Liban : Détentions au secret suite aux affrontements armés de Saïda

LEB Detentions Saida Clashes

A la suite des affrontements armés à Saïda les 23 et 24 juin derniers qui ont entrainé des pertes humaines importantes, les forces armées libanaises ont procédé à une vaste opération de recherche dans la ville et ses banlieues. Dans ce contexte, au moins 140 personnes ont été arrêtées, dont au moins 27 qui restent en détention. Alkarama a été informé que les familles de deux des détenus, Ahmad et Jamal*, restent sans nouvelles de leurs proches. Des témoignages de détenus libérés laissent craindre qu'ils ne soient actuellement torturés.

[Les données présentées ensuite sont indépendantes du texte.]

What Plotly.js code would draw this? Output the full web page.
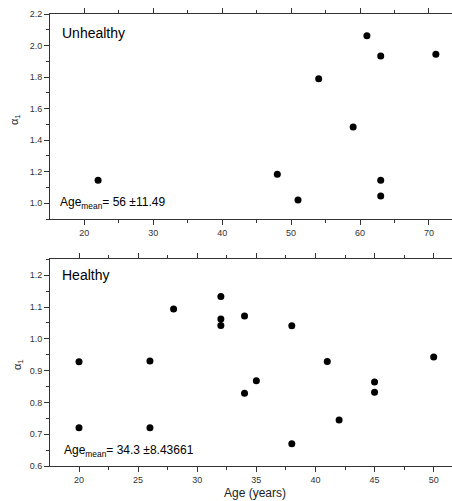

Aussi, Alkarama appelle les autorités libanaises à mettre un terme à la détention au secret des personnes arrêtées suite aux affrontements à Saïda, de leur accorder le droit de contacter leurs familles respectives et l' avocat de leur choix et d'être placés sous la protection de la loi ou d'être remis en liberté.

Ahmad aurait quitté son domicile à Saïda en début d'après-midi du 24 juin. Vers 17 heures, il a appelé ses proches pour leur demander de venir le chercher devant la mosquée Bahaa Eddine Hariri. Arrivée sur les lieux, sa famille a constaté qu'il ne s'y trouvait pas. Elle n'a eu aucune nouvelle de lui depuis ce jour.

Un proche d'Ahmad qui a également été arrêté pendant les rafles et relâché le 27 juin a rapporté avoir été détenu avec lui d'abord dans les locaux des services de renseignement militaires à Zgheib et ensuite au siège du ministère de la Défense. Il a affirmé qu'ils avaient tous deux été gravement torturés.

Ce témoignage fait écho à celui d'Ali* qui, arrêté le même jour que lui à un point de contrôle militaire et ensuite remis en liberté le 27 juin, rapporte avoir été violemment battu à coups de poings et de pieds sur toutes les parties du corps y compris la tête, qu'un militaire a écrasé sa cigarette sur son dos et qu'il a été insulté et humilié à plusieurs reprises par des militaires au cours de sa détention. Ses tortionnaires l'ont contraint à signer des documents.

Jamal, quant à lui, aurait quitté son domicile l'après-midi du 24 juin. Les seules informations dont disposent ses proches depuis ce jour-là leurs ont été communiquées par une personne détenue avec lui qui a été libérée le 27 juin 2013. Ce témoin a été détenu avec lui dans les locaux des services de renseignement de l'armée à Zgheib dans la banlieue de Saïda ainsi qu'au siège du ministère de la Défense. La famille de Jamal est particulièrement inquiète d'autant plus que le témoin hésitait visiblement à leur décrire l'état dans lequel il se trouvait. 

Tant que Jamal et Ahmad ainsi que toute autre personne arrêtée suite aux affrontements à Saïda restent détenu au secret, il y a des motifs sérieux de croire que leurs droits à la vie et à leur intégrité physique et morale sont menacés.

Hier, Alkarama a soumis en urgence les cas d'Ahmad et de Jamal au Rapporteur spécial contre la torture de l'ONU afin qu'il intervienne auprès des autorités libanaises pour leur demander de prendre toute mesure nécessaire pour empêcher qu'ils ne soient torturés, qu'ils puissent immédiatement contacter leurs familles respectives ainsi que l'avocat de leur choix, qu'ils soient placés sous la protection de la loi ou libérés.

Alkarama rappelle en outre aux autorités libanaises leur obligation, en vertu de la Convention contre la torture des Nations Unies à laquelle elles sont partie, de mener des enquêtes exhaustives et impartiales sur tous les cas de torture portés à leur connaissance et leur enjoint d'affirmer qu'aucune circonstance exceptionnelle ne peut être invoquée pour justifier de tels abus.

 

*Des noms d'emprunt ont été utilisés pour protéger la sécurité des victimes et de leurs familles.